LOS ANGELES, Feb. 11, 2019 — The Center for Biological Diversity and California Native Plant Society today demanded that the L.A. County Board of Supervisors reconsider its approval of the Centennial development after the board recently admitted the danger of building in fire-prone areas.

Just days after county supervisors voted 4-1 in December to tentatively approve Centennial, a 57,000-resident development in the remote and fire-prone Antelope Valley Wildlands, supervisors adopted a resolution acknowledging the county “has entered a new era of threat from wildfires” driven by residential development in high fire areas as well as climate change and drought.

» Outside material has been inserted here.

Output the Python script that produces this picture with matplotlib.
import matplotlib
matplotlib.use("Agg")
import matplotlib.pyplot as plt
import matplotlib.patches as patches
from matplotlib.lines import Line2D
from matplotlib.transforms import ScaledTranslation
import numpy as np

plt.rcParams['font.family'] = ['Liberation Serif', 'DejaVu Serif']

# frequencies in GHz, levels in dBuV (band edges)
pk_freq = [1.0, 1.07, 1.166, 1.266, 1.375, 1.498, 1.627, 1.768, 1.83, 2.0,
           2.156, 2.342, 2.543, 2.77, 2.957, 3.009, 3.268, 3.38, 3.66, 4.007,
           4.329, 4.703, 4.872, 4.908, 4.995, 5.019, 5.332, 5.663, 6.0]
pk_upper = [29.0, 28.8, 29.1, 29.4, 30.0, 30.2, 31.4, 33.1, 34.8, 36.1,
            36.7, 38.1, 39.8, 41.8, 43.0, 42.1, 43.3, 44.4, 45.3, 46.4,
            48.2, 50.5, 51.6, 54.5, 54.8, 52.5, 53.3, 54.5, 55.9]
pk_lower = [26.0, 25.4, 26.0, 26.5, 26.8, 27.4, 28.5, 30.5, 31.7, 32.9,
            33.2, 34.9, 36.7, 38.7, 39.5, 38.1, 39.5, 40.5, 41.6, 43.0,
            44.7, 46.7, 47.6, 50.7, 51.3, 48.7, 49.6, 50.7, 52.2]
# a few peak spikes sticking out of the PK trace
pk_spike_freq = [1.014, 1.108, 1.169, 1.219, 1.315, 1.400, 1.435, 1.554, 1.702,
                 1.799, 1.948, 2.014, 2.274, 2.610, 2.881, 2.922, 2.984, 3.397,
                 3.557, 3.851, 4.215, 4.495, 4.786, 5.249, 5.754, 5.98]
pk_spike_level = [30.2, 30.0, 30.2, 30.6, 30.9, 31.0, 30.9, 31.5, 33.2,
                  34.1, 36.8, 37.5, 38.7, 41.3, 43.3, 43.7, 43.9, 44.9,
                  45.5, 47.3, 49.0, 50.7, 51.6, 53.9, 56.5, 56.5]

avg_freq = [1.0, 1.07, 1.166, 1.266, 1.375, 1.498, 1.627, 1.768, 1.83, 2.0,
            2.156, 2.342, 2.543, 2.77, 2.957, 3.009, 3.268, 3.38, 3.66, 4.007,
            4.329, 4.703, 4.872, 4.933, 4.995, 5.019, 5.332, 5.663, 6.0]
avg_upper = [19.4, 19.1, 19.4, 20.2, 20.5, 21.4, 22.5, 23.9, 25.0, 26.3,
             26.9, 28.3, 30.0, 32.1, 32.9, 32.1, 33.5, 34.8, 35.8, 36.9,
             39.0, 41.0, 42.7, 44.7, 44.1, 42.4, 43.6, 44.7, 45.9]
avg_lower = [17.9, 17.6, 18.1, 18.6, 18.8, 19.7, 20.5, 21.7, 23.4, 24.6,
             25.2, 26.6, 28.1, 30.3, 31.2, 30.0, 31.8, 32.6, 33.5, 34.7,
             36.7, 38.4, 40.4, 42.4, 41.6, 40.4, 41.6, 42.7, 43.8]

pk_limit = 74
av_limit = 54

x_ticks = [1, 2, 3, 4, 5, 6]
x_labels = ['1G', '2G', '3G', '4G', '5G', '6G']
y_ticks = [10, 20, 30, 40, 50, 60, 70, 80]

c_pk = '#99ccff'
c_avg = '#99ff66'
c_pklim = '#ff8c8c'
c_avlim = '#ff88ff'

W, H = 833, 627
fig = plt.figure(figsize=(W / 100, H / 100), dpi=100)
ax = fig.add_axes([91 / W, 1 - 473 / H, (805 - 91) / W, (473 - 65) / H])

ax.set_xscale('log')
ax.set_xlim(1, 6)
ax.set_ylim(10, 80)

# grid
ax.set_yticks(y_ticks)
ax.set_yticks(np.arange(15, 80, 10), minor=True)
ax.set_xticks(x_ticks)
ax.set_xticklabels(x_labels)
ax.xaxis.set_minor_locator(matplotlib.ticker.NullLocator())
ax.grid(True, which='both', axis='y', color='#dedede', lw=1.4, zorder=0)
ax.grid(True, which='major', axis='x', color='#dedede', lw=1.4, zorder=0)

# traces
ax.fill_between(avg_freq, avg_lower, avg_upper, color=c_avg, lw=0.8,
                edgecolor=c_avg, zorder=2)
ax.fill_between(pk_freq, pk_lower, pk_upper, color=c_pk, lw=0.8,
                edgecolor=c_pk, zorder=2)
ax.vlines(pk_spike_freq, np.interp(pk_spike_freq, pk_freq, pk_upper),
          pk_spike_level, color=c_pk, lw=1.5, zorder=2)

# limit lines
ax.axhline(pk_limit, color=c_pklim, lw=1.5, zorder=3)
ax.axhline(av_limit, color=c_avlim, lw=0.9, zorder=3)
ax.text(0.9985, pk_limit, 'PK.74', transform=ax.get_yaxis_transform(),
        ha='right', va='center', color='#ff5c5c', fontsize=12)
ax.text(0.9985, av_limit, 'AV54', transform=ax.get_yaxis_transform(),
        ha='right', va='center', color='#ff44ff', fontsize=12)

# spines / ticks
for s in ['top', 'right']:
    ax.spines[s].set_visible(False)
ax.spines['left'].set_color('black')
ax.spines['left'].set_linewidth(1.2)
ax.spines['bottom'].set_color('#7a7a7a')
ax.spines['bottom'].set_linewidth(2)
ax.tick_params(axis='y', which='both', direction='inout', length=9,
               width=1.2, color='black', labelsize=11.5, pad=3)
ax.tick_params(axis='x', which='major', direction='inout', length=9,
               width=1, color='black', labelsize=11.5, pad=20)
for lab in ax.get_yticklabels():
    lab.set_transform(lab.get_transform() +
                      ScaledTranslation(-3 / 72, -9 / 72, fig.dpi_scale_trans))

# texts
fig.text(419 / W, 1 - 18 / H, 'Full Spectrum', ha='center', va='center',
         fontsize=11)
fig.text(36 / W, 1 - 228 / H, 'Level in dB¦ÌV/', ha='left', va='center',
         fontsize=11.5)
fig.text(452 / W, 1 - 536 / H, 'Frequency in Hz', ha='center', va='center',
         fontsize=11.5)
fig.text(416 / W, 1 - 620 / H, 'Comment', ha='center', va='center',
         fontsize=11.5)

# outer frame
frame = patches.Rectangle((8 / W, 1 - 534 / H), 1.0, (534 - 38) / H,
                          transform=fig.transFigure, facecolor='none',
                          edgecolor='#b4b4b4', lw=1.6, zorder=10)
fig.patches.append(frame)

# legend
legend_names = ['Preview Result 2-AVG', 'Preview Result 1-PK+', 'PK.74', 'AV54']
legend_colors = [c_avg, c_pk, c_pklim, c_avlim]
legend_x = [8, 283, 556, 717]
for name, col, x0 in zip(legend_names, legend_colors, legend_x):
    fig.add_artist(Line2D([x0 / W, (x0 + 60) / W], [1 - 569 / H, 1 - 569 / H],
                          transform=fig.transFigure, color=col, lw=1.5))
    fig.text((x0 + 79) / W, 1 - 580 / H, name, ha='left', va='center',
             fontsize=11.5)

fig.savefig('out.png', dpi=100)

“Supervisors can’t OK the county’s biggest-ever development in a wildfire area and then quietly admit that such projects endanger residents and firefighters,” said J.P. Rose, a Center staff attorney. “California law requires the county to use current info to conduct a clear-eyed assessment of the risks of such development, not roll out the red carpet for Tejon Ranch Company and its Wall Street investors.”

The resolution acknowledged increasing “residential housing growth at the urban wild land interface which poses greater danger to firefighters and to the residents who live in these extremely high fire severity zones.”

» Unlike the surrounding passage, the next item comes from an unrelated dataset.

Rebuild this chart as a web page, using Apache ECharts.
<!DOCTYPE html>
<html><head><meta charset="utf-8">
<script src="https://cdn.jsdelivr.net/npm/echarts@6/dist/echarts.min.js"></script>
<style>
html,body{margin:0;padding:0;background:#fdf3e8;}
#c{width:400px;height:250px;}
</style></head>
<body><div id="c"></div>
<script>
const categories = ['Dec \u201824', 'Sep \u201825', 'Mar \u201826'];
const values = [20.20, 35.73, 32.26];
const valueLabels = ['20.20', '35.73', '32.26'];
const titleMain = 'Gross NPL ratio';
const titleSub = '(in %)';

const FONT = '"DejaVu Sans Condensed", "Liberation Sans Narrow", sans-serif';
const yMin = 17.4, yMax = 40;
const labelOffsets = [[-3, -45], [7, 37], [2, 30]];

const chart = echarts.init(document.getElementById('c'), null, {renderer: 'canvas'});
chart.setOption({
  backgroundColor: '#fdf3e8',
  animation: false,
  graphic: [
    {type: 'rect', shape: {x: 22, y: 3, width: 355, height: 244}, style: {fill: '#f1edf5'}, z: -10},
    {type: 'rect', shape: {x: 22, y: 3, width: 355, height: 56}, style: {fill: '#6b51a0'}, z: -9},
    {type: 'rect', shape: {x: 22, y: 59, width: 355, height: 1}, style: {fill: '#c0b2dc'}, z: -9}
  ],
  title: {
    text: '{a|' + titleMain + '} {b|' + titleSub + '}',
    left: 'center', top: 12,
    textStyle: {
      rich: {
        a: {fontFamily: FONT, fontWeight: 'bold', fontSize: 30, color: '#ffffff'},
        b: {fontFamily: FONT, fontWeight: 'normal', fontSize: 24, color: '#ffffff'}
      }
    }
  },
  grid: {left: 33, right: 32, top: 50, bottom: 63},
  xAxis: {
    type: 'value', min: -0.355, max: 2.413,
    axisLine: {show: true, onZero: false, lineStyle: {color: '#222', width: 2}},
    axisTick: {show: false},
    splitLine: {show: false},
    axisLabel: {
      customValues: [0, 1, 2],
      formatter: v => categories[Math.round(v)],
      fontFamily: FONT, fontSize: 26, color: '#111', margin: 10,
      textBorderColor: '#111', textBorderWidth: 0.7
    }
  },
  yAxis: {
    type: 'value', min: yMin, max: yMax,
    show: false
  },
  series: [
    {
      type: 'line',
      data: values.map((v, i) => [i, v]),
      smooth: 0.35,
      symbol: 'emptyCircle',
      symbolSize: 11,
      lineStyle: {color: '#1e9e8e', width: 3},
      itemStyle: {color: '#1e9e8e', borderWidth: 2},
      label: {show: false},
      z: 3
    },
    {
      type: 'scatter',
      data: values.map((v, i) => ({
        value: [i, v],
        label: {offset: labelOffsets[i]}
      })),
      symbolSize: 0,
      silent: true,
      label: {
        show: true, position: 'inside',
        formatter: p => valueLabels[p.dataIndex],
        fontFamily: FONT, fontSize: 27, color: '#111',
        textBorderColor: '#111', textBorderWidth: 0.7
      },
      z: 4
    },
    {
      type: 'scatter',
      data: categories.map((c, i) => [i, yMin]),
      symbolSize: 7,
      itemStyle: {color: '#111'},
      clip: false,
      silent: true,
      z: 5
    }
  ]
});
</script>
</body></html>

The 12,000-acre Centennial development would occupy a high-fire area. Between 1964 to 2015, there were 31 wildfires larger than 100 acres within five miles of the site, including four within the project’s proposed boundaries.

The county’s wildfire resolution called for a thorough review of existing policies to learn “what we can do better moving forward” to prevent future loss of life and damage from wildfire.

“If the county is serious about learning how to limit damage from wildfires, the county needs to hold off on deciding whether to approve Centennial until it conducts this review of existing policies,” said Nick Jensen, a Southern California conservation analyst at the California Native Plant Society. “It would be incredibly reckless to approve a 57,000-person city in a fire-prone wilderness without a thorough analysis of the risks in light of recent wildfires.”

Now-retired CalFire Chief Ken Pimlott likewise recently urged local land-use authorities to consider prohibiting development in fire-hazard areas so that homeowners, firefighters and communities “don’t have to keep going through what we’re going through.”